* Directions
Set out every line bearing the string "seaborn".

* Information supplied
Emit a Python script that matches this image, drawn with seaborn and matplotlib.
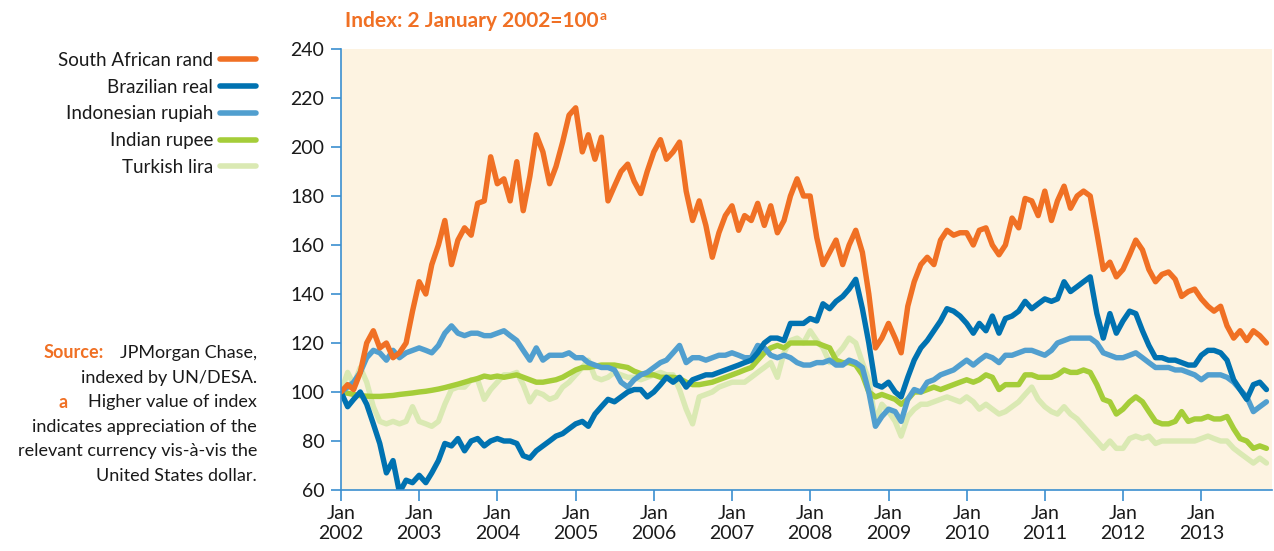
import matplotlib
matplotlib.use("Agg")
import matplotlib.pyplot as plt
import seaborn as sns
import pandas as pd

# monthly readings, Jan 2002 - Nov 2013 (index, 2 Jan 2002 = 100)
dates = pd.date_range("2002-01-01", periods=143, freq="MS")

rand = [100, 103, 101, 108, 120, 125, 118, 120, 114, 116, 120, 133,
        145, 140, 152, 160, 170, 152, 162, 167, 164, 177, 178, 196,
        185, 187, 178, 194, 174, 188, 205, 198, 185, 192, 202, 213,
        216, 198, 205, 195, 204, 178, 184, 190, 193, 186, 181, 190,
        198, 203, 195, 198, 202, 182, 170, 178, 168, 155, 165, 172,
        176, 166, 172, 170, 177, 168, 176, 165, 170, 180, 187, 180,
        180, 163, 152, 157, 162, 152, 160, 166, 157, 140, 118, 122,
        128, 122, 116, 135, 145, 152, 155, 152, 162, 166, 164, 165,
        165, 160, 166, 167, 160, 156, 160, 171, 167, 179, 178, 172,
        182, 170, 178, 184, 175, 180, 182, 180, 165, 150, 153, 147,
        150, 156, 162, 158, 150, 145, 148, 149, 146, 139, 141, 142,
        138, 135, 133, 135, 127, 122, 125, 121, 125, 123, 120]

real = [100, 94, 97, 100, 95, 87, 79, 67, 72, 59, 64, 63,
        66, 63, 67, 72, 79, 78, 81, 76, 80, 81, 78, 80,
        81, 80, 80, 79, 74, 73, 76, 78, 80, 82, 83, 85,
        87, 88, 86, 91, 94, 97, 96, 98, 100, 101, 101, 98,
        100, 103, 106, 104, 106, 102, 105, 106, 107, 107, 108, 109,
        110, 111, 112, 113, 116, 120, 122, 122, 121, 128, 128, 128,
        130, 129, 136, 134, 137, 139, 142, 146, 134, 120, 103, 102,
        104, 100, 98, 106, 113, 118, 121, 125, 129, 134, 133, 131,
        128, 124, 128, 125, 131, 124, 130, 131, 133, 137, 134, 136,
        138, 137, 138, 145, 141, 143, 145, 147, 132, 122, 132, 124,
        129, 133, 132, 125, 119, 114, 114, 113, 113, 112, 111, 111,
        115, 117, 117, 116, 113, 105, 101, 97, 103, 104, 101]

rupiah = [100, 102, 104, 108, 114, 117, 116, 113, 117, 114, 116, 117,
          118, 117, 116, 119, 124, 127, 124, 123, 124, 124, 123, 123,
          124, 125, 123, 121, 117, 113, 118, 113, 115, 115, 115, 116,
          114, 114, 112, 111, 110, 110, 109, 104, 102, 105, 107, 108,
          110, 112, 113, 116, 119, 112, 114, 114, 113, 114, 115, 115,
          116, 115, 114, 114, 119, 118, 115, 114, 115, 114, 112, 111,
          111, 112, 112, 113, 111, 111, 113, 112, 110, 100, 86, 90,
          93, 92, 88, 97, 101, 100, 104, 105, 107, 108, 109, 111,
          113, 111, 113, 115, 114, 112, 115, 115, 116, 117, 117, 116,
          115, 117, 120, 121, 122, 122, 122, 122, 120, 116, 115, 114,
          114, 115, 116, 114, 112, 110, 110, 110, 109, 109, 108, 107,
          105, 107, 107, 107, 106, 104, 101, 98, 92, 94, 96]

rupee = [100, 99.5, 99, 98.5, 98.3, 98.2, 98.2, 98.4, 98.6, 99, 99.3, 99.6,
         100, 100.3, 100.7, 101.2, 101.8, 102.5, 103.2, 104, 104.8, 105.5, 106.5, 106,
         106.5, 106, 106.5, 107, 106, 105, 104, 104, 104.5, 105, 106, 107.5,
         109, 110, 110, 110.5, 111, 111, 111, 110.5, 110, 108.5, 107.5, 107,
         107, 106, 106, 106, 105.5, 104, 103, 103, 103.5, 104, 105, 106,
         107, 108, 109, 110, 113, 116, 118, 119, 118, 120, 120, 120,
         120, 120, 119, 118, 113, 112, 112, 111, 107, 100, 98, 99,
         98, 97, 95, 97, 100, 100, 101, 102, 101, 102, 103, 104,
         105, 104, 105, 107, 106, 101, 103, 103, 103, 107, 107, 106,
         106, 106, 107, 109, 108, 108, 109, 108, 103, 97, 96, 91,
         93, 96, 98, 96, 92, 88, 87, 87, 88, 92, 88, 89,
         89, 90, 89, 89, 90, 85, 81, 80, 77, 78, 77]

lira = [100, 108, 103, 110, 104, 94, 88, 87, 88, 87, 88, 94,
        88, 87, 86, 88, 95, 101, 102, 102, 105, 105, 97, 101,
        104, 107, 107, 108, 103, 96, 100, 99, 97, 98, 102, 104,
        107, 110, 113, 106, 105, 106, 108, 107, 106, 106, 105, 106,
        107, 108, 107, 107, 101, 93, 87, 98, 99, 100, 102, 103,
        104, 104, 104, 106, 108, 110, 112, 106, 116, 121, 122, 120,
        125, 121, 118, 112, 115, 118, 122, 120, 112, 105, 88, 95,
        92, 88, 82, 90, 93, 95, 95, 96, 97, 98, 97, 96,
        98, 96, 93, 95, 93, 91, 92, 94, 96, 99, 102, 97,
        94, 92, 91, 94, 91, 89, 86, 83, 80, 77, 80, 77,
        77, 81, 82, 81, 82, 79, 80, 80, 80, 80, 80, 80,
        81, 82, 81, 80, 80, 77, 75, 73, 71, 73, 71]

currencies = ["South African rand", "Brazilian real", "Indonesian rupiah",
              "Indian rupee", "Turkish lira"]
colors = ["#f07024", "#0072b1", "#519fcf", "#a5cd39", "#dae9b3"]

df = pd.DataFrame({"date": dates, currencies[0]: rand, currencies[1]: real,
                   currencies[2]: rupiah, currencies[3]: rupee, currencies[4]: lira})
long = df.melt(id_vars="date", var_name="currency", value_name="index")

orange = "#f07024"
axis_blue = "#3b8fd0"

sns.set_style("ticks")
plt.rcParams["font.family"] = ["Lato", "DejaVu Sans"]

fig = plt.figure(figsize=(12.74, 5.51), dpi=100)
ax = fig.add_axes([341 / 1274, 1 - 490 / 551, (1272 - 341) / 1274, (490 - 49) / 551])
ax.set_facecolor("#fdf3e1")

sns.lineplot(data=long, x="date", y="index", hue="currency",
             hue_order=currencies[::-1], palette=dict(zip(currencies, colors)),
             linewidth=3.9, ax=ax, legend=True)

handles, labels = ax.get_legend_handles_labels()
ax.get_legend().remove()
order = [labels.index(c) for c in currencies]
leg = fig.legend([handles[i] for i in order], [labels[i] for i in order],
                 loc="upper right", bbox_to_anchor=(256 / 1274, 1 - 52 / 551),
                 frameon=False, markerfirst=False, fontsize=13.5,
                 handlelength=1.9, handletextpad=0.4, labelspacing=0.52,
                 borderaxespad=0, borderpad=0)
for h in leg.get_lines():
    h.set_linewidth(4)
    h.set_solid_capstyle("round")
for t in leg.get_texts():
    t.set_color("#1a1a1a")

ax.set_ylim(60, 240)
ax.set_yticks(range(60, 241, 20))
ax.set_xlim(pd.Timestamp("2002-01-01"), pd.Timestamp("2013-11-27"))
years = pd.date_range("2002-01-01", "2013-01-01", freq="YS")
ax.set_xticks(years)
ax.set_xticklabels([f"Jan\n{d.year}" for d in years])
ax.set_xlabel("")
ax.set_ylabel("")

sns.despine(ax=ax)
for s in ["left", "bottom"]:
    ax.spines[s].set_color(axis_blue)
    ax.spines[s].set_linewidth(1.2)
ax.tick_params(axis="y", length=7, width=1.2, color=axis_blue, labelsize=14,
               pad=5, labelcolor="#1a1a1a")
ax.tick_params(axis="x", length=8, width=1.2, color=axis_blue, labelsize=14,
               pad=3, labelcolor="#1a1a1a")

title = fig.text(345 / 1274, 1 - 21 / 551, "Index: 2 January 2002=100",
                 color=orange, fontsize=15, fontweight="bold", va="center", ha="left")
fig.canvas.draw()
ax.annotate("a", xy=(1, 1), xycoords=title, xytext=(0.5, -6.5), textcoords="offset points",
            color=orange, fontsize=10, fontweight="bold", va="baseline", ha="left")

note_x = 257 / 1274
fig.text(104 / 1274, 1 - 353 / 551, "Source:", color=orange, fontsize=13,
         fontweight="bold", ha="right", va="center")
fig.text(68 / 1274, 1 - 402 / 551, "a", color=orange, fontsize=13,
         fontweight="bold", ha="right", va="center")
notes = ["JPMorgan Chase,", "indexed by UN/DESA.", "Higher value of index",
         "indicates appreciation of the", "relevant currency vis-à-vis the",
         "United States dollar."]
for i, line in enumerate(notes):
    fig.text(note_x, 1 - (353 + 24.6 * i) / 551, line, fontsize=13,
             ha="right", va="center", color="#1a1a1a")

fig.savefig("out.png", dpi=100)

* Answer to the exercise
Emit a Python script that matches this image, drawn with seaborn and matplotlib.
import seaborn as sns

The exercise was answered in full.